Imported asbestos products getting past Australian customs

Imported asbestos getting past Australian customs

Large shipments of products containing asbestos are entering Australia undetected by customs officials and it has some groups worried about worker safety.

Fibres were recently found in almost a dozen train engines and it is feared many more dangerous imports are slipping through.

While the manufacture of asbestos has been banned in Australia for more than quarter of a century, it is still rife in China, Russia and Brazil.

“It’s cheap to produce a product for housing and things like that, but it’s also killing people,” Terry Miller from the Asbestos Victims Association said.

Products containing the deadly fibres are then exported around the globe, including to Australia.

Last month, asbestos was found in the engines of ten trains during routine testing, sparking fears for worker safety.

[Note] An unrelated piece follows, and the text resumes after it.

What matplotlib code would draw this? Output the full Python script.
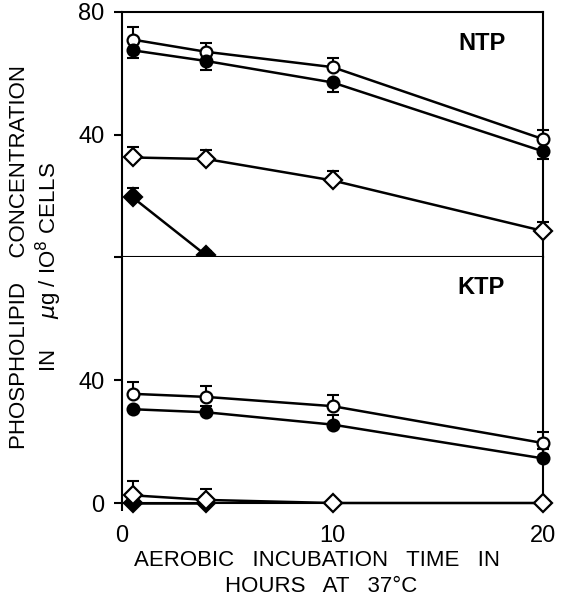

“Our security system in Australia is so lax and through customs, if it looked like asbestos, these guys picked it, they should’ve done an analysis themselves,” Ian Sheppard from the Asbestos Diseases Society said.

It follows the recall of more than 20,000 Great Wall and Chery vehicles with asbestos gaskets last year.

In June, customs officials in Adelaide intercepted and destroyed a shipment of motorcycles containing asbestos.

Mechanics admit they do not expect to find asbestos in motorbikes and therefore do not undertake precautionary measures, but they fear cheap imported parts could be putting them at risk.

Those caught trying to bring asbestos merchandise into the country face fines of up to $850,000.